The Master FE node of Doris will actively send heartbeats to each FE or BE node, and will carry a cluster_id in the heartbeat information. cluster_id is the unique cluster ID generated by the Master FE when a cluster is initialized. When the FE or BE receives the heartbeat information for the first time, the cluster_id will be saved locally in the form of a file. The file of FE is in the image/ directory of the metadata directory, and the BE has a cluster_id file in all data directories. After that, each time the node receives the heartbeat, it will compare the content of the local cluster_id with the content in the heartbeat. If it is inconsistent, it will refuse to respond to the heartbeat.
This mechanism is a node authentication mechanism to prevent receiving false heartbeat messages sent by nodes outside the cluster.
If needed to recover from this error. The first thing to do is to make sure that all the nodes are in the correct cluster. After that, for the FE node, you can try to modify the cluster_id value in the image/VERSION file in the metadata directory and restart the FE. For the BE node, you can delete all the cluster_id files in the data directory and restart the BE.
Q4. Unique Key model query results are inconsistent
In some cases, when a user uses the same SQL to query a table with a Unique Key model, the results of multiple queries may be inconsistent. And the query results always change between 2-3 kinds.
This may be because, in the same batch of imported data, there are data with the same key but different values, which will lead to inconsistent results between different replicas due to the uncertainty of the sequence of data overwriting.
For example, the table is defined as k1, v1. A batch of imported data is as follows:
Then maybe the result of copy 1 is
1, "abc", and the result of copy 2 is
1, "def". As a result, the query results are inconsistent.
To ensure that the data sequence between different replicas is unique, you can refer to the Sequence Column function.
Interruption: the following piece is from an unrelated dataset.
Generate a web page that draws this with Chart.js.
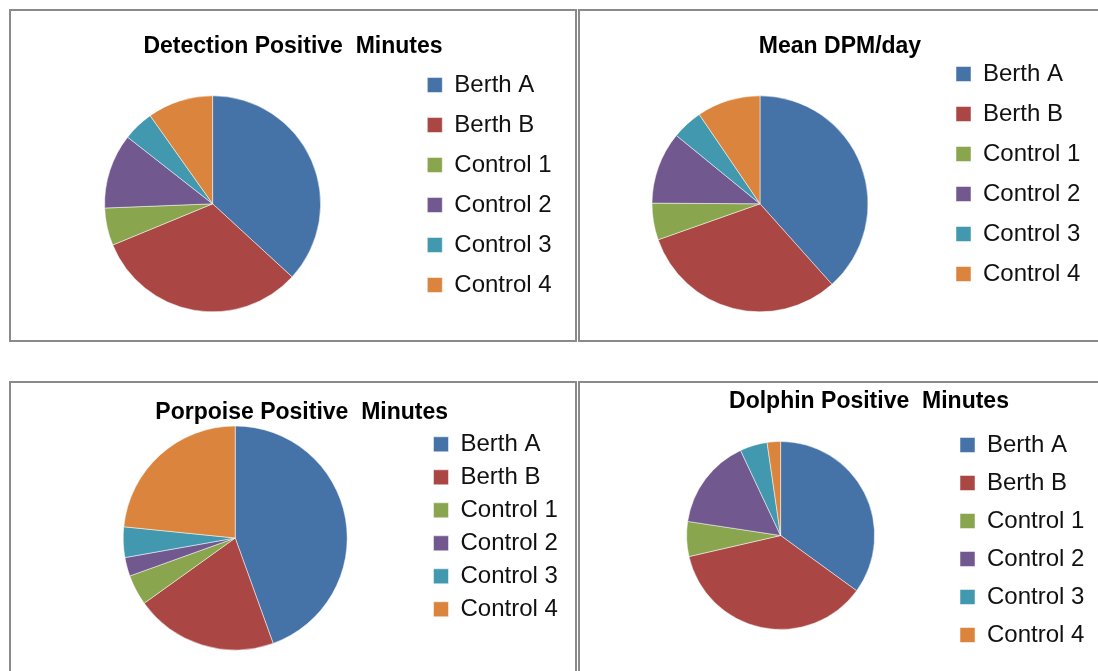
<!DOCTYPE html>
<html>
<head>
<meta charset="utf-8">
<title>DPM pie charts</title>
<script src="https://cdn.jsdelivr.net/npm/chart.js@4.4.1/dist/chart.umd.min.js"></script>
<style>
  html, body { margin: 0; padding: 0; background: #fff; }
  body { position: relative; width: 1098px; height: 671px; overflow: hidden; }
  .panel { position: absolute; box-sizing: border-box; border: 2px solid #8a8a8a; background: #fff; }
  canvas { position: absolute; }
</style>
</head>
<body>
<div class="panel" style="left:9px;top:9px;width:568px;height:333px"></div>
<div class="panel" style="left:578px;top:9px;width:600px;height:333px"></div>
<div class="panel" style="left:9px;top:381px;width:568px;height:400px"></div>
<div class="panel" style="left:578px;top:381px;width:600px;height:400px"></div>

<canvas id="detectionChart" width="578" height="360" style="left:0;top:0"></canvas>
<canvas id="meanChart" width="528" height="370" style="left:570px;top:0"></canvas>
<canvas id="porpoiseChart" width="578" height="291" style="left:0;top:380px"></canvas>
<canvas id="dolphinChart" width="528" height="291" style="left:570px;top:380px"></canvas>

<script>
// Data (percent of total)
const sites = ['Berth A', 'Berth B', 'Control 1', 'Control 2', 'Control 3', 'Control 4'];
const detectionMinutes = [36.8, 31.9, 5.6, 11.2, 4.6, 9.8];
const meanDpmDay = [38.4, 31.2, 5.5, 10.8, 4.6, 9.5];
const porpoiseMinutes = [44.5, 20.6, 4.4, 2.7, 4.4, 23.4];
const dolphinMinutes = [35.0, 36.4, 6.0, 15.6, 4.7, 2.3];

const sliceColors = ['#4572A7', '#AA4643', '#89A54E', '#71588F', '#4198AF', '#DB843D'];
const fontFamily = "'Liberation Sans', Arial, sans-serif";
const legendFontSize = 24;
const legendBox = 15;

// Chart.js centres the title over the whole canvas; move it where the original has it
const titlePlace = {
    id: 'titlePlace',
    afterLayout(chart, args, opts) {
        const t = chart.titleBlock;
        if (!t || opts.x === undefined) return;
        const w = t.right - t.left;
        const h = t.bottom - t.top;
        t.left = opts.x - w / 2;
        t.right = t.left + w;
        t.top = opts.y - h / 2;
        t.bottom = t.top + h;
    }
};

// Width the legend needs: gap + box + half font + longest label
function legendWidth(gap) {
    const ctx = document.createElement('canvas').getContext('2d');
    ctx.font = legendFontSize + 'px ' + fontFamily;
    const textW = Math.max(...sites.map(s => ctx.measureText(s).width));
    return gap + legendBox + legendFontSize / 2 + textW + 4;
}

function makePie(id, title, values, cfg) {
    const canvas = document.getElementById(id);
    const legendW = legendWidth(cfg.gap);
    const legendLeft = cfg.boxLeft - cfg.gap;
    const padding = {
        left: 2 * cfg.centerX - legendLeft,
        right: canvas.width - legendLeft - legendW,
        top: cfg.top,
        bottom: cfg.bottom
    };

    return new Chart(canvas, {
        type: 'pie',
        data: {
            labels: sites,
            datasets: [{
                data: values,
                backgroundColor: sliceColors,
                borderColor: 'rgba(255, 255, 255, 0.5)',
                borderWidth: 1,
                radius: cfg.radius
            }]
        },
        plugins: [titlePlace],
        options: {
            responsive: false,
            animation: false,
            devicePixelRatio: 1,
            layout: { padding: padding },
            plugins: {
                title: {
                    display: true,
                    text: title,
                    color: '#000',
                    padding: 0,
                    font: { family: fontFamily, size: 23, weight: 'bold', lineHeight: 1 }
                },
                titlePlace: cfg.titleAt,
                legend: {
                    display: true,
                    position: 'right',
                    align: cfg.align,
                    fullSize: false,
                    maxWidth: legendW,
                    labels: {
                        boxWidth: legendBox,
                        boxHeight: legendBox,
                        padding: cfg.gap,
                        color: '#111',
                        font: { family: fontFamily, size: legendFontSize }
                    }
                },
                tooltip: { enabled: false }
            }
        }
    });
}

// top = chart area top minus the 23px title box
makePie('detectionChart', 'Detection Positive  Minutes', detectionMinutes, {
    top: 34, bottom: 9.4, centerX: 212.6, boxLeft: 427.3,
    gap: 16, align: 'start', radius: 108, titleAt: { x: 293, y: 46.5 }
});
makePie('meanChart', 'Mean DPM/day', meanDpmDay, {
    top: 23, bottom: 8.4, centerX: 190, boxLeft: 386,
    gap: 16, align: 'start', radius: 108, titleAt: { x: 270, y: 46.5 }
});
makePie('porpoiseChart', 'Porpoise Positive  Minutes', porpoiseMinutes, {
    top: 20.3, bottom: 18.3, centerX: 235.2, boxLeft: 433.5,
    gap: 9, align: 'start', radius: 112, titleAt: { x: 301.7, y: 33 }
});
makePie('dolphinChart', 'Dolphin Positive  Minutes', dolphinMinutes, {
    top: 7, bottom: 10, centerX: 210.6, boxLeft: 390,
    gap: 14, align: 'end', radius: 94, titleAt: { x: 299, y: 22 }
});
</script>
</body>
</html>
Q5. The problem of querying bitmap/hll type data returns NULL
In version 1.1.x, when vectorization is enabled, and the bitmp type field in the query data table returns a NULL result,
- First you have to
- Turn off vectorization
- Turn off SQL cache
set [global] enable_sql_cache = false;
This is because the bitmap / hll type is in the vectorized execution engine: the input is all NULL, and the output result is also NULL instead of 0
Q6. Error when accessing object storage: curl 77: Problem with the SSL CA cert
curl 77: Problem with the SSL CA cert error appears in the be.INFO log. You can try to solve it in the following ways:
- Download the certificate at https://curl.se/docs/caextract.html: cacert.pem
- Copy the certificate to the specified location:
sudo cp /tmp/cacert.pem /etc/ssl/certs/ca-certificates.crt
- Restart the BE node.